The new 13,000-square-foot space provides the company, which serves both defense and commercial markets, with a facility that is compliant with international arms-control regulations and laser-safety rules, and includes a 4,800-square-foot, Class 1000 clean room.

Applied Energetics said it will benefit from millions of dollars of capital investment made by the space’s previous occupant, Coherent/DILAS, a global provider of laser technology for scientific, commercial and industrial customers.

Applied Energetics CEO Gregory Quarles said the move triples the company’s footprint and eliminates the downtime involved with a full facilities build-out.

Gregory Quarles

“This facility, with its research labs and state-of-the art clean room, is perfectly suited and move-in ready to align with our defense and production road map,” Quarles said in announcing the move.

The company joins more than 60 other tech firms at the 1,300-acre UA Tech Park, including Raytheon Missiles & Defense and IBM.

Founded in 2002 as Ionatron Inc., Applied Energetics won nearly $40 million in U.S. military contracts to develop its laser-directed energy technology to defeat improvised explosive devices, or IEDs, and developing special lasers for the Navy.
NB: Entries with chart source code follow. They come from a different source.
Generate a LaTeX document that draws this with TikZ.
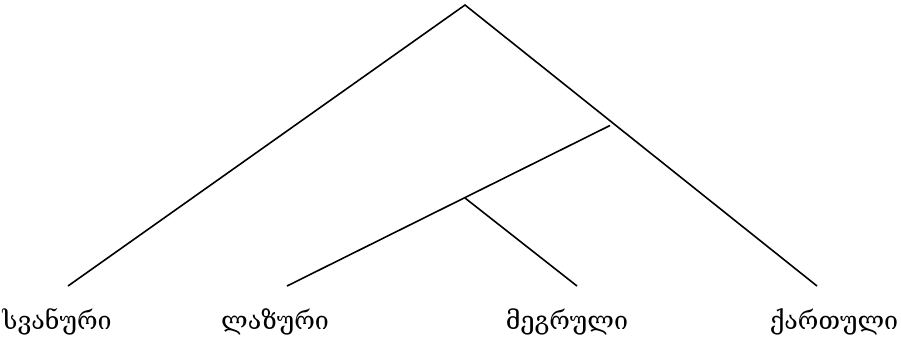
\documentclass[tikz,border=0pt]{standalone}
\usepackage{fontspec}
\newfontfamily\geo[Script=Georgian]{DejaVu Serif}
\begin{document}
\begin{tikzpicture}[x=1pt,y=-1pt,
  edge/.style={line width=1.6pt, black},
  lbl/.style={anchor=base, inner sep=0pt, font=\geo\fontsize{25}{27}\selectfont}]
\useasboundingbox (0,0) rectangle (901,341);
\coordinate (root) at (465,5);
\coordinate (j1) at (610,125.5);
\coordinate (j2) at (465,198);
\coordinate (e1) at (68,286);
\coordinate (e2) at (287,286);
\coordinate (e3) at (577,286);
\coordinate (e4) at (817,286);
\draw[edge] (e1) -- (root) -- (e4);
\draw[edge] (j1) -- (e2);
\draw[edge] (j2) -- (e3);
\node[lbl] (l1) at (57,329) {სვანური};
\node[lbl] (l2) at (275,329) {ლაზური};
\node[lbl] (l3) at (567,329) {მეგრული};
\node[lbl] (l4) at (834,329) {ქართული};
\end{tikzpicture}
\end{document}
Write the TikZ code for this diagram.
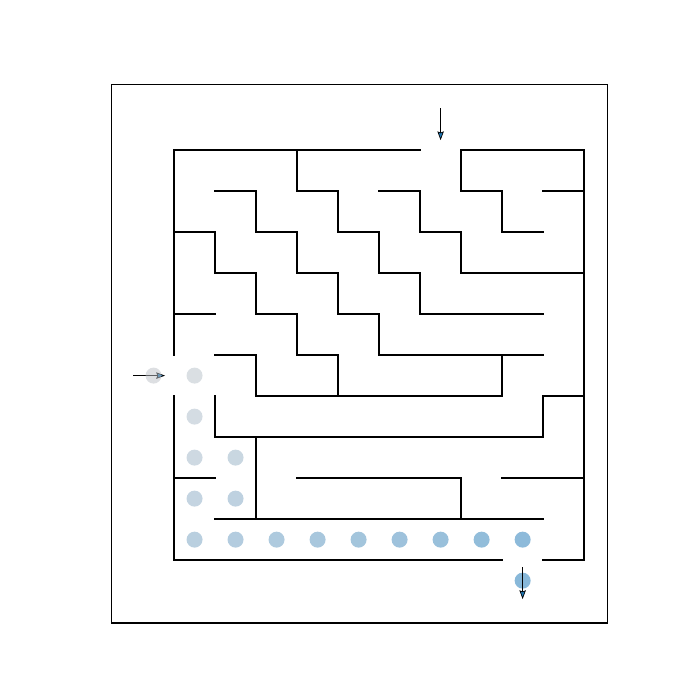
\documentclass[tikz,border=0pt]{standalone}
\usetikzlibrary{arrows.meta}
\definecolor{dotStart}{RGB}{223,225,228}
\definecolor{dotEnd}{RGB}{136,184,217}
\definecolor{dotOne}{RGB}{188,192,198}
\definecolor{headblue}{RGB}{31,119,180}
\tikzset{
  wall/.style={line width=1.45pt, line cap=rect, line join=miter},
  frame/.style={line width=0.75pt},
  dot/.style={circle, inner sep=0pt, minimum size=0.4cm, draw=none},
  flow/.style={line width=1pt, -{Stealth[length=2.2mm, width=1.6mm, inset=0.3mm, fill=headblue, line width=0.5pt]}},
}
\begin{document}
\begin{tikzpicture}[x=0.025cm, y=-0.025cm]
\useasboundingbox (0,0) rectangle (700,700);
\draw[frame] (111.5,84.5) rectangle (607.5,623);
\begin{scope}[xshift=4.35cm, yshift=-3.75cm, x=1.025cm, y=-1.025cm]
  % outer walls
  \draw[wall] (0,0) -- (6,0);
  \draw[wall] (7,0) -- (10,0) -- (10,10) -- (9,10);
  \draw[wall] (0,5) -- (0,0);
  \draw[wall] (0,6) -- (0,10) -- (8,10);
  % inner walls
  \draw[wall] (3,0) -- (3,1) -- (4,1) -- (4,2) -- (5,2) -- (5,3) -- (6,3) -- (6,4) -- (9,4);
  \draw[wall] (1,1) -- (2,1) -- (2,2) -- (3,2) -- (3,3) -- (4,3) -- (4,4) -- (5,4) -- (5,5) -- (9,5);
  \draw[wall] (0,2) -- (1,2) -- (1,3) -- (2,3) -- (2,4) -- (3,4) -- (3,5) -- (4,5) -- (4,6);
  \draw[wall] (5,1) -- (6,1) -- (6,2) -- (7,2) -- (7,3) -- (10,3);
  \draw[wall] (7,0) -- (7,1) -- (8,1) -- (8,2) -- (9,2);
  \draw[wall] (9,1) -- (10,1);
  \draw[wall] (0,4) -- (1,4);
  \draw[wall] (1,5) -- (2,5) -- (2,6) -- (8,6) -- (8,5);
  \draw[wall] (1,6) -- (1,7) -- (9,7) -- (9,6) -- (10,6);
  \draw[wall] (2,7) -- (2,9);
  \draw[wall] (1,9) -- (9,9);
  \draw[wall] (0,8) -- (1,8);
  \draw[wall] (3,8) -- (7,8) -- (7,9);
  \draw[wall] (8,8) -- (10,8);
  % arrow in (under the first, translucent dot)
  \coordinate (inS) at (-1,5.5);
  \coordinate (inE) at (-0.22,5.5);
  \draw[flow] (inS) -- (inE);
  \node[dot, fill=dotOne, fill opacity=0.5] (d1) at (-0.5,5.5) {};
  % path dots
  \foreach \n/\px/\py [count=\k from 1] in {2/0.5/5.5, 3/0.5/6.5, 4/0.5/7.5, 5/1.5/7.5, 6/0.5/8.5, 7/1.5/8.5, 8/0.5/9.5, 9/1.5/9.5, 10/2.5/9.5, 11/3.5/9.5, 12/4.5/9.5, 13/5.5/9.5, 14/6.5/9.5, 15/7.5/9.5, 16/8.5/9.5, 17/8.5/10.5} {
    \pgfmathtruncatemacro{\pct}{round(100*\k/16)}
    \node[dot, fill=dotEnd!\pct!dotStart] (d\n) at (\px,\py) {};
  }
  % top and bottom arrows
  \coordinate (topS) at (6.5,-1.02);
  \coordinate (topE) at (6.5,-0.24);
  \draw[flow] (topS) -- (topE);
  \coordinate (botS) at (8.5,10.17);
  \coordinate (botE) at (8.5,10.95);
  \draw[flow] (botS) -- (botE);
\end{scope}
\end{tikzpicture}
\end{document}
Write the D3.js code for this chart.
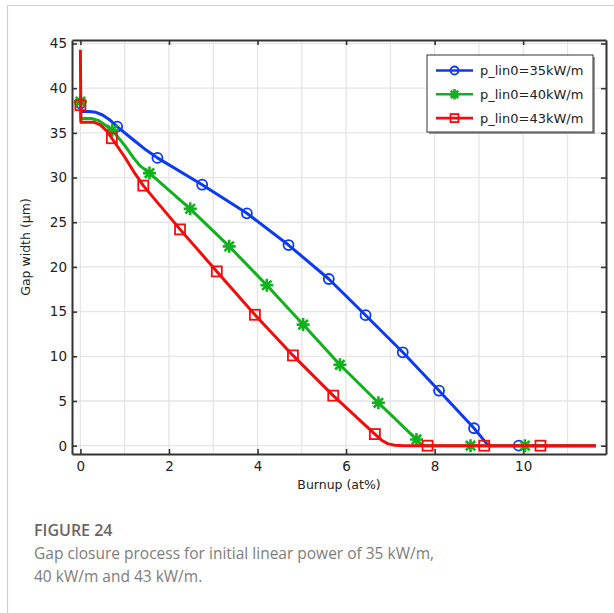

After failing to land a major production contract, the company suspended its business activities in 2014 and became a “shell company” under federal securities rules.

In 2017, Applied Energetics emerged from its shell to raise $5 million to restart its development of ultra-short-pulse lasers for defense and commercial uses.

The company acquired Applied Optical Sciences, another laser tech company founded in 2010 by an Applied Energetics co-founder, in 2019.

UACI STARTUP WINS GRANT

SGNT Inc. a startup housed at the University of Arizona Center for Innovation, has received a $749,000, follow-on Small Business Innovation Research grant through the National Science Foundation to advance its anti-tampering technology for product packaging.

The grant will continue the company’s work under a $224,470 Phase I SBIR award issued in 2019.

SGNT, which was founded by CEO Emil Tremblay and Chief Operating Officer Tommy Rompel, has developed a system that can monitor the integrity of packaging and report any tampering via radio-frequency identification and a smartphone app first released in 2019.

The product is aimed at reducing the financial loss from product counterfeiting and tampering, especially for pharmaceutical and defense-related products.

PYX HEALTH SHOWS RESULTS

A Tucson health-care startup that has developed an interactive platform to address loneliness and isolation in patients has reported positive results after a trial with Banner-University Health Plans.

A white paper shows that Banner’s use of Pyx Health’s novel interactive “platform-plus-support center” with members after discharge from emergency room or inpatient care resulted in a substantial reduction in subsequent inpatient costs and emergency department use.

Analyzing the experiences of 1,170 members aged 18-103 years and comparing that data with a control group that did not access the digital platform, Banner realized savings of $847 per member per month over a six-month period, according to a paper authored by Dr. Thomas M. Ball, and Dr. Sandra Stein, Banner-University Health Plan’s former and current chief medical officers.

The Banner health plan, which covers more than 200,000 Medicaid, Medicare and long-term patients in Arizona, engaged Pyx after its analysis of health-plan usage clearly showed that general mental health conditions — such as anxiety and depression — and serious mental illness can increase medical spending, including hospital admissions and emergency department use.

The Pyx platform is based on a mobile app that features an animated “chatbot” named Pyxir that provides constant companionship, support and self-management tips.

The platform allows for regular screenings for loneliness and “social determinants of health,” a concept developed by the World Health Organization that includes daily living conditions and socioeconomic factors.